— start of Record excerpts —
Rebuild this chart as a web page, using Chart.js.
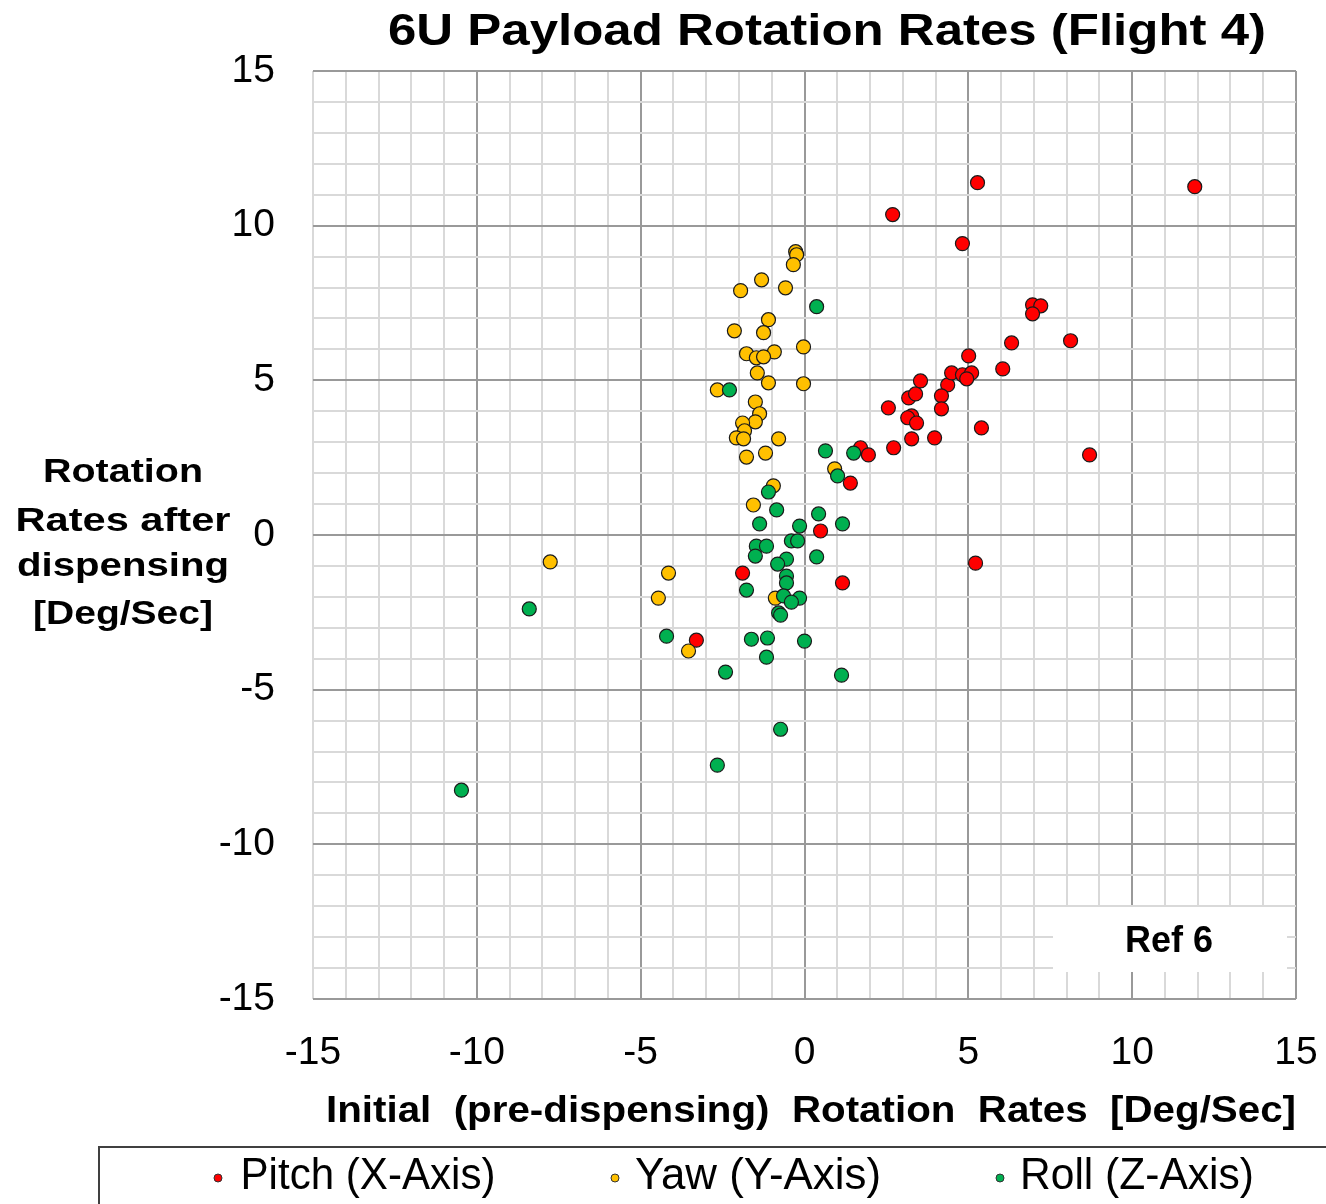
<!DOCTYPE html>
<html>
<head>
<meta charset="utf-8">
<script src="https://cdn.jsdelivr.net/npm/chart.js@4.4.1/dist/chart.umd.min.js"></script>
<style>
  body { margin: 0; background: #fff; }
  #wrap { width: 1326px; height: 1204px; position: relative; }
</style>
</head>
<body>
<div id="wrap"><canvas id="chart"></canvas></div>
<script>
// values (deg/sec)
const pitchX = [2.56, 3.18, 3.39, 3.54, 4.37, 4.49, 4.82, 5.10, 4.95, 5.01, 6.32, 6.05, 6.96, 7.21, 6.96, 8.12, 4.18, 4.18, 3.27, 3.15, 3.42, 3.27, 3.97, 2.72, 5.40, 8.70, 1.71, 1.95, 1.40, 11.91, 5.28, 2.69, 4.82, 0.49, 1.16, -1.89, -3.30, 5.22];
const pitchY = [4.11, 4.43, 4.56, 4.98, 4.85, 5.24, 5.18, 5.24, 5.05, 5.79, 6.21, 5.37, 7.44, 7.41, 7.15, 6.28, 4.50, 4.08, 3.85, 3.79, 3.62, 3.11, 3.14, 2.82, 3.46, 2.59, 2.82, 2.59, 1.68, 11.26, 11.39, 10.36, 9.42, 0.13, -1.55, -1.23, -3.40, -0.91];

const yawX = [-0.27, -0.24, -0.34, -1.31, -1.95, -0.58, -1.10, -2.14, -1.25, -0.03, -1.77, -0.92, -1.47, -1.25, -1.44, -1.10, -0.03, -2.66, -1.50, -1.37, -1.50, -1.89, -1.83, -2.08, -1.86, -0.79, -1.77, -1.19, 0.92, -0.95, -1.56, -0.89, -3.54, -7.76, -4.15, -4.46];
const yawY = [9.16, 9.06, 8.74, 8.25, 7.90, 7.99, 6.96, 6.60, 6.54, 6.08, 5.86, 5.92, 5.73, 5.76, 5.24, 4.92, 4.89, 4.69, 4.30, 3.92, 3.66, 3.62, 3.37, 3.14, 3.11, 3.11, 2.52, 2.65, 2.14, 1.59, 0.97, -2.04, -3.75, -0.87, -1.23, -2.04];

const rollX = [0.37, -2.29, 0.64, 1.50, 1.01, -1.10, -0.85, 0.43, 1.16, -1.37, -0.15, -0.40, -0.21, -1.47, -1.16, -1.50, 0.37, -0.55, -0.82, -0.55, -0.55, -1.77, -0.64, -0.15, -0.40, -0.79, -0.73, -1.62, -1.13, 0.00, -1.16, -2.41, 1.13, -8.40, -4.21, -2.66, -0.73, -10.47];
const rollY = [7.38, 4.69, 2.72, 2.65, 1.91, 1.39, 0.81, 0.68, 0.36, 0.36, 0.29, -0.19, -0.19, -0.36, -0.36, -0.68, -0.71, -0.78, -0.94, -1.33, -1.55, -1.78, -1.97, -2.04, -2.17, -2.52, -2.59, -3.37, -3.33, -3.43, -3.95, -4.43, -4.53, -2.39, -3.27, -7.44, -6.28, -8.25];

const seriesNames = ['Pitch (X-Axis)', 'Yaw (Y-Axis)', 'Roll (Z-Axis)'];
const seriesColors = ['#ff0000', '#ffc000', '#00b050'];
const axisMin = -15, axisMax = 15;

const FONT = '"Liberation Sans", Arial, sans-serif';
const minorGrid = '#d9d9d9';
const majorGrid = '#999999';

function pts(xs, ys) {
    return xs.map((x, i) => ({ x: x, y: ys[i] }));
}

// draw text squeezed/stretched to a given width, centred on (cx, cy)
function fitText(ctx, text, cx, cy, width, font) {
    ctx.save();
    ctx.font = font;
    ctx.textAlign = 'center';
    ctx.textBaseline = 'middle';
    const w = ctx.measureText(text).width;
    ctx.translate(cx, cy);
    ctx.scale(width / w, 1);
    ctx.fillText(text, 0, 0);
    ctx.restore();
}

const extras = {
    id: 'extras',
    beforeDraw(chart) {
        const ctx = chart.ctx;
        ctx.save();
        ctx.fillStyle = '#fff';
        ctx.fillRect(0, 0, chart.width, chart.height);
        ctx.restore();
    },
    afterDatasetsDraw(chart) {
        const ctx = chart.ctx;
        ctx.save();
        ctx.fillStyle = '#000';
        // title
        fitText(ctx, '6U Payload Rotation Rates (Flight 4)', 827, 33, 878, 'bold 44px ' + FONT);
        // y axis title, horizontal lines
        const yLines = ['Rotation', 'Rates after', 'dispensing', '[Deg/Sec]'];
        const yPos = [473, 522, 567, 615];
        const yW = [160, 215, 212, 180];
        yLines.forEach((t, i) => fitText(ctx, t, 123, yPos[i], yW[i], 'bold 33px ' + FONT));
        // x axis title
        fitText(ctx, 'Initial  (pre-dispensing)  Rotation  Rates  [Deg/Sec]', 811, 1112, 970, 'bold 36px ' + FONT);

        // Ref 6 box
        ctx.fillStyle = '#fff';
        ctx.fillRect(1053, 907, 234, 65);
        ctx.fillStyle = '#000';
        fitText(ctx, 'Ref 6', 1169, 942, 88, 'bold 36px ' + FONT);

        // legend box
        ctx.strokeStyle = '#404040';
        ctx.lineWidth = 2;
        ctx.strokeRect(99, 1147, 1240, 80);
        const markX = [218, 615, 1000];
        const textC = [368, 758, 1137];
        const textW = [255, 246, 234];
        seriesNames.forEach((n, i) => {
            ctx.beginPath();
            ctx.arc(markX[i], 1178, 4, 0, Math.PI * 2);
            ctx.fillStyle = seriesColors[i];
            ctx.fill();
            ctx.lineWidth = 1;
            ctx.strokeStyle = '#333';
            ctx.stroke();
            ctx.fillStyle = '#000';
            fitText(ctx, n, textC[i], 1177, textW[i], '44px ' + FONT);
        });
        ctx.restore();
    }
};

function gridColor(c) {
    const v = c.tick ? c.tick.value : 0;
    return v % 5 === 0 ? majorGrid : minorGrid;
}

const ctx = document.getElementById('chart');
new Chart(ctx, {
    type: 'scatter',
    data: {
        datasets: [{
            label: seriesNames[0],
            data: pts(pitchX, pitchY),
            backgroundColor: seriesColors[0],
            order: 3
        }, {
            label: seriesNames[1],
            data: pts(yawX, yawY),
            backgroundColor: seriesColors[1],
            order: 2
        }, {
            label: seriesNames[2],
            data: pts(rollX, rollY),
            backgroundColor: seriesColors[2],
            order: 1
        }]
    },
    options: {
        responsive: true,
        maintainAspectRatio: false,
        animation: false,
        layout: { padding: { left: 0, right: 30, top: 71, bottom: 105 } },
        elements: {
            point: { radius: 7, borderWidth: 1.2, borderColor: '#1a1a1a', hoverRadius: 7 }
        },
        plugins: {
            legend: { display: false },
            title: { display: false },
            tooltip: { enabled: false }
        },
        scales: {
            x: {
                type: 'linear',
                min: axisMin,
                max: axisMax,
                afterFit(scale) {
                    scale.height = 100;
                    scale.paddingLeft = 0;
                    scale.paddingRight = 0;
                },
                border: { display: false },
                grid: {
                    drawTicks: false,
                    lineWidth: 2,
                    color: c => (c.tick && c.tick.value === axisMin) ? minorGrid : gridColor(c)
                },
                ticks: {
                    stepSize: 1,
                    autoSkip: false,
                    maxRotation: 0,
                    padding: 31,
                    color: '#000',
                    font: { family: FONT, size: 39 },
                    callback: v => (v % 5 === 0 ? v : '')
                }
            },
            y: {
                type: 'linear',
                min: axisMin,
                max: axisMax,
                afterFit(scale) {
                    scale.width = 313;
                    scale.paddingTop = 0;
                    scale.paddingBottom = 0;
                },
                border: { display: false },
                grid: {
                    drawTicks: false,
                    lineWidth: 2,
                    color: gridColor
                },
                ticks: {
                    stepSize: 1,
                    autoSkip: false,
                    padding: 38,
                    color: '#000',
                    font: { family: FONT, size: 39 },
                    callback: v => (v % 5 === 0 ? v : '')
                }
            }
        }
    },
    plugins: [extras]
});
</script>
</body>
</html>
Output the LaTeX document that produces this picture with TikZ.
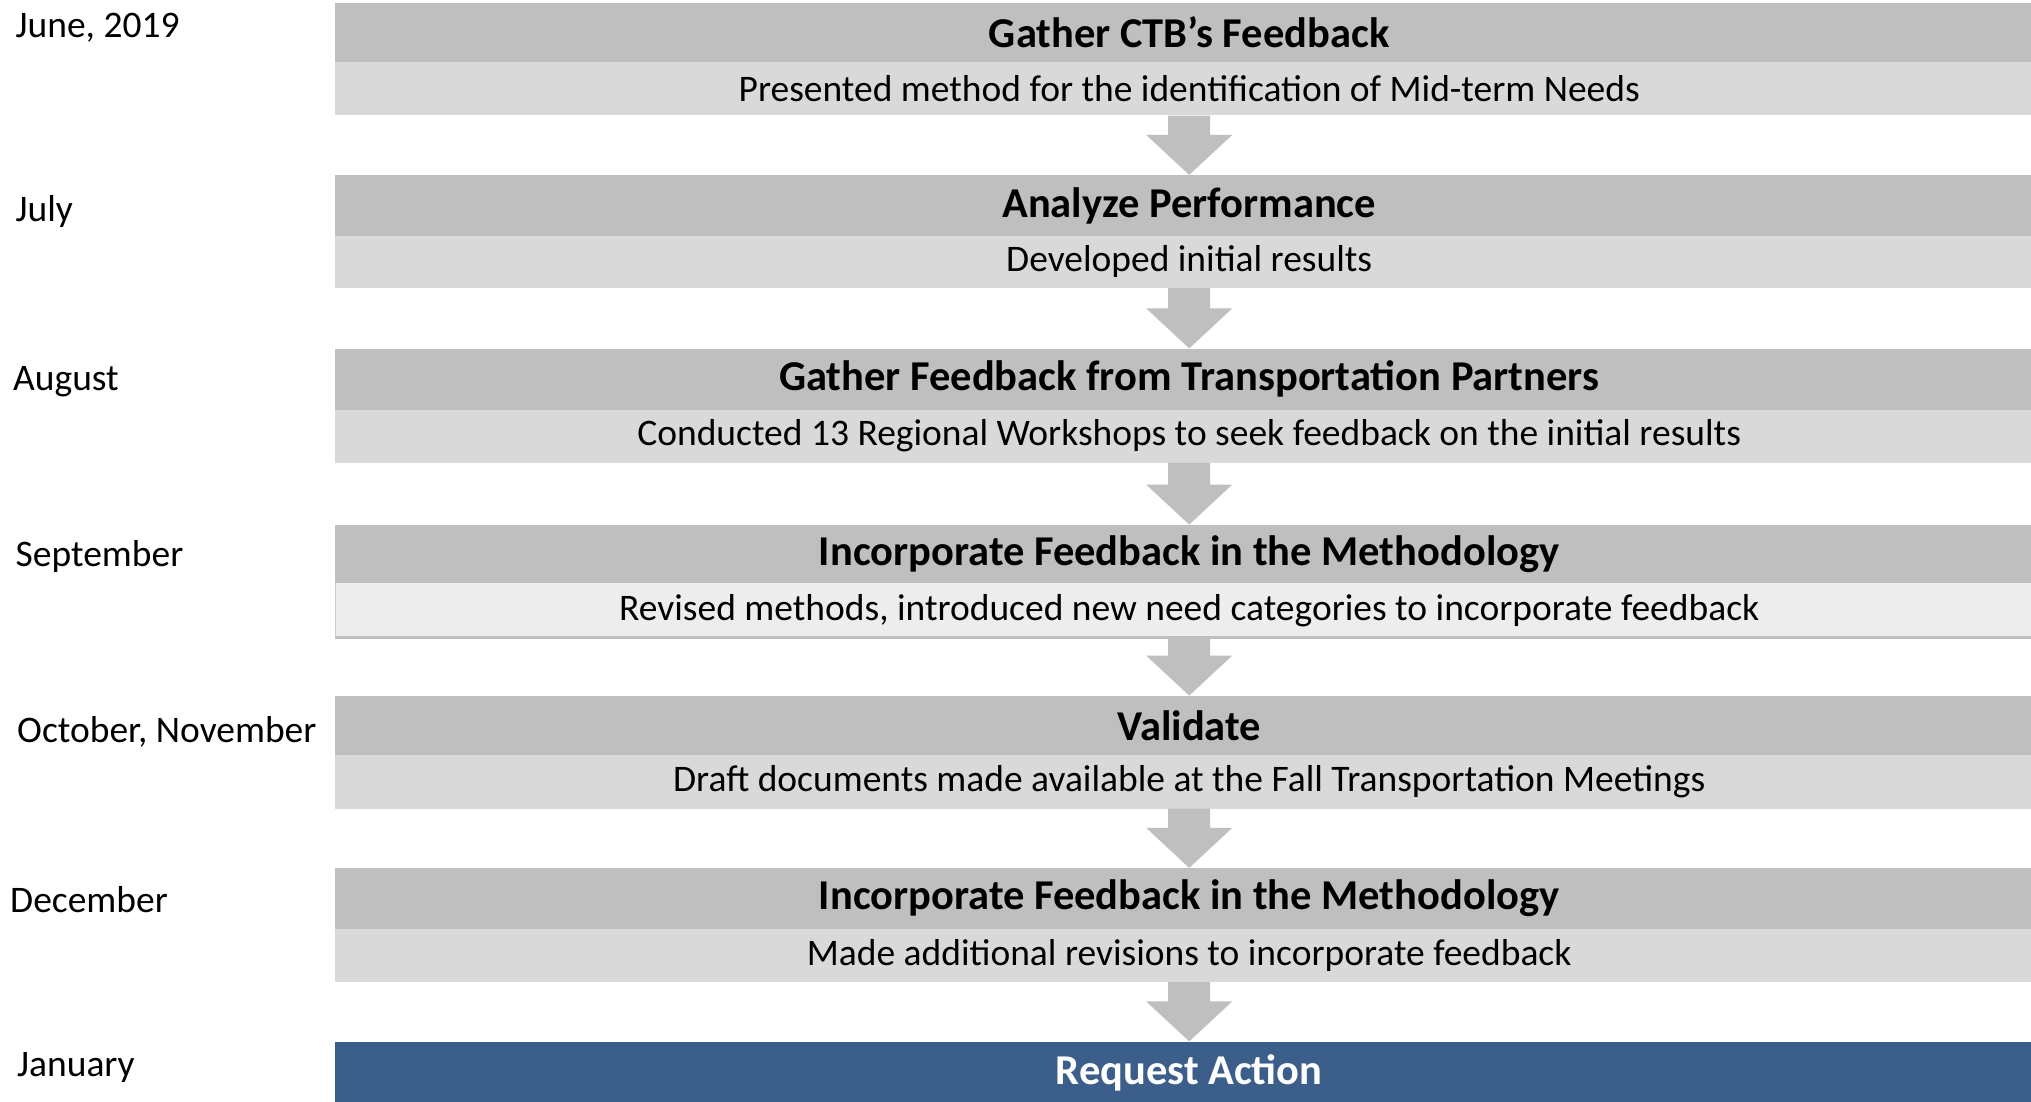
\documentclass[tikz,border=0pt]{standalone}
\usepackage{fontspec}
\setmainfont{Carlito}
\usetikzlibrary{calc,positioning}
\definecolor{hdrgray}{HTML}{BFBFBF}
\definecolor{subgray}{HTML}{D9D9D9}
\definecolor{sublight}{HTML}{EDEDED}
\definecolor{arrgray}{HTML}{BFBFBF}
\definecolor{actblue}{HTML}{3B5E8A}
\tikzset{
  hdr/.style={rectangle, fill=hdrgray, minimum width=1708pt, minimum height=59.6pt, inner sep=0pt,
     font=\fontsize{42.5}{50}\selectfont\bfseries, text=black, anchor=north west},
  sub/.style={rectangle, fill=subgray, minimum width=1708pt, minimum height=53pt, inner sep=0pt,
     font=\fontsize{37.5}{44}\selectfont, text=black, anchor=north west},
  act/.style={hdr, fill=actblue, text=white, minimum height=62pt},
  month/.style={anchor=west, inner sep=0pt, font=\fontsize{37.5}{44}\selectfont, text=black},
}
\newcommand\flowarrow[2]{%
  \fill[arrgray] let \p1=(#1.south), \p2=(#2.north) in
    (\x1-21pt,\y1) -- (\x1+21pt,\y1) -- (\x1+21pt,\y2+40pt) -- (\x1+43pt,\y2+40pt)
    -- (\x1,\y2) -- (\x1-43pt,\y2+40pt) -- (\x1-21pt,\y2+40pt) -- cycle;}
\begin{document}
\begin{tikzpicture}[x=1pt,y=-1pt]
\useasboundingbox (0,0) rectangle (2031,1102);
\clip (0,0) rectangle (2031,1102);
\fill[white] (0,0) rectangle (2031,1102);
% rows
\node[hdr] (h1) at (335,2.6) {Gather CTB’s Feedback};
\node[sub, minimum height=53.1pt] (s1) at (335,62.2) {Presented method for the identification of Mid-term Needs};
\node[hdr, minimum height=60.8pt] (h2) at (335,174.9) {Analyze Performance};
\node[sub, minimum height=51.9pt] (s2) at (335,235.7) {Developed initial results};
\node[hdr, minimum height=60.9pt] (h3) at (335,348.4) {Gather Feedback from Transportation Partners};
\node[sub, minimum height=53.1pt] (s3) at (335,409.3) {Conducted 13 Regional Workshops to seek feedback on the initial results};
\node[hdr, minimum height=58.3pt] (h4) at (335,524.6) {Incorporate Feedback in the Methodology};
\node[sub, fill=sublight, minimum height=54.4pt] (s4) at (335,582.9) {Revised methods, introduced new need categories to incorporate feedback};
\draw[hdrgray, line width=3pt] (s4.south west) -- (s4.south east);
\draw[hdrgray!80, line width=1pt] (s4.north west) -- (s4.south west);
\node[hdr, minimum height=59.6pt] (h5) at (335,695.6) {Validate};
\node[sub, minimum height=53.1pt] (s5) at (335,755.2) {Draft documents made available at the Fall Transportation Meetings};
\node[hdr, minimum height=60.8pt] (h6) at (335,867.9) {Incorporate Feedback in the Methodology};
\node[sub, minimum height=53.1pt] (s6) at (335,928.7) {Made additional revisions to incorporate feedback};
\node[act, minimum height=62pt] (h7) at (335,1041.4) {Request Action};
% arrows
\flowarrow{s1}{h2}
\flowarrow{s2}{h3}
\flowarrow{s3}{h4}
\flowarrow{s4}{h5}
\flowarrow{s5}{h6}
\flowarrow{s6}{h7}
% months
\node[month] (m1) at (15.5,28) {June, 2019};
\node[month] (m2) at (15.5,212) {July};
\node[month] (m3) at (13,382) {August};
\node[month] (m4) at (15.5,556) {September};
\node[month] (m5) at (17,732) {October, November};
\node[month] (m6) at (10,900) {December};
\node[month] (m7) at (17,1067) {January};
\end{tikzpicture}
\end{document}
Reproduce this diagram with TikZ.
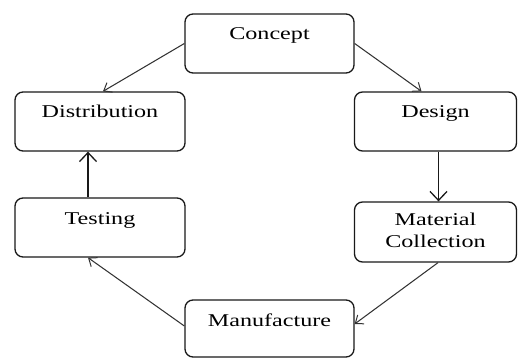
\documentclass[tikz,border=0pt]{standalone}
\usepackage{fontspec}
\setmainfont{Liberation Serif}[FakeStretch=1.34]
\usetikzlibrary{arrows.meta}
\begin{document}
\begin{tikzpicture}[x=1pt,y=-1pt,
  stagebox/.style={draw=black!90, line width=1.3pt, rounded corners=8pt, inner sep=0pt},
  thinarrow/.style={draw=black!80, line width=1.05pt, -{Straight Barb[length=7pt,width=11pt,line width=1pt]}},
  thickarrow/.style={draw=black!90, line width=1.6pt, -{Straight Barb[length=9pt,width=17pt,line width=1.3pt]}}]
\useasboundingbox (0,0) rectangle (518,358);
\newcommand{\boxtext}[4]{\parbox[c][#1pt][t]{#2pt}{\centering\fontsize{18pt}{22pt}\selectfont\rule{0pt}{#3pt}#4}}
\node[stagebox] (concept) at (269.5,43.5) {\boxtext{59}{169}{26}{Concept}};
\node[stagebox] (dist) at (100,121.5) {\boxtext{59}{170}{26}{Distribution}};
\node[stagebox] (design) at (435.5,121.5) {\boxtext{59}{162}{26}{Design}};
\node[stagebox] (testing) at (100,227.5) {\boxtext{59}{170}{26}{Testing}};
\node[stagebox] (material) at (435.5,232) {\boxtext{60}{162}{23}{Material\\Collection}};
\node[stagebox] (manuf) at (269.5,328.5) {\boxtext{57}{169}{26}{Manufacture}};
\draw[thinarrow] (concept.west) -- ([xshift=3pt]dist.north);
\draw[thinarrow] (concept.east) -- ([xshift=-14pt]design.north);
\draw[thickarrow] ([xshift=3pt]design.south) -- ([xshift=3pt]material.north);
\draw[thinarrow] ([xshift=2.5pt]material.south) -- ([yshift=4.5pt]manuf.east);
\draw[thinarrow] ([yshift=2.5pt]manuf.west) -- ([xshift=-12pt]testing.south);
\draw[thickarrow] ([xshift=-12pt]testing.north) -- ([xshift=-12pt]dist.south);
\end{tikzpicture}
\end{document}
— end of Record excerpts —
Task: In the data above, find the line with "Reproduce this diagram with TikZ." and repeat it and every line after it through the end, exactly; leave the pictures out.

Completed exercise:
Reproduce this diagram with TikZ.
\documentclass[tikz,border=0pt]{standalone}
\usepackage{fontspec}
\setmainfont{Liberation Serif}[FakeStretch=1.34]
\usetikzlibrary{arrows.meta}
\begin{document}
\begin{tikzpicture}[x=1pt,y=-1pt,
  stagebox/.style={draw=black!90, line width=1.3pt, rounded corners=8pt, inner sep=0pt},
  thinarrow/.style={draw=black!80, line width=1.05pt, -{Straight Barb[length=7pt,width=11pt,line width=1pt]}},
  thickarrow/.style={draw=black!90, line width=1.6pt, -{Straight Barb[length=9pt,width=17pt,line width=1.3pt]}}]
\useasboundingbox (0,0) rectangle (518,358);
\newcommand{\boxtext}[4]{\parbox[c][#1pt][t]{#2pt}{\centering\fontsize{18pt}{22pt}\selectfont\rule{0pt}{#3pt}#4}}
\node[stagebox] (concept) at (269.5,43.5) {\boxtext{59}{169}{26}{Concept}};
\node[stagebox] (dist) at (100,121.5) {\boxtext{59}{170}{26}{Distribution}};
\node[stagebox] (design) at (435.5,121.5) {\boxtext{59}{162}{26}{Design}};
\node[stagebox] (testing) at (100,227.5) {\boxtext{59}{170}{26}{Testing}};
\node[stagebox] (material) at (435.5,232) {\boxtext{60}{162}{23}{Material\\Collection}};
\node[stagebox] (manuf) at (269.5,328.5) {\boxtext{57}{169}{26}{Manufacture}};
\draw[thinarrow] (concept.west) -- ([xshift=3pt]dist.north);
\draw[thinarrow] (concept.east) -- ([xshift=-14pt]design.north);
\draw[thickarrow] ([xshift=3pt]design.south) -- ([xshift=3pt]material.north);
\draw[thinarrow] ([xshift=2.5pt]material.south) -- ([yshift=4.5pt]manuf.east);
\draw[thinarrow] ([yshift=2.5pt]manuf.west) -- ([xshift=-12pt]testing.south);
\draw[thickarrow] ([xshift=-12pt]testing.north) -- ([xshift=-12pt]dist.south);
\end{tikzpicture}
\end{document}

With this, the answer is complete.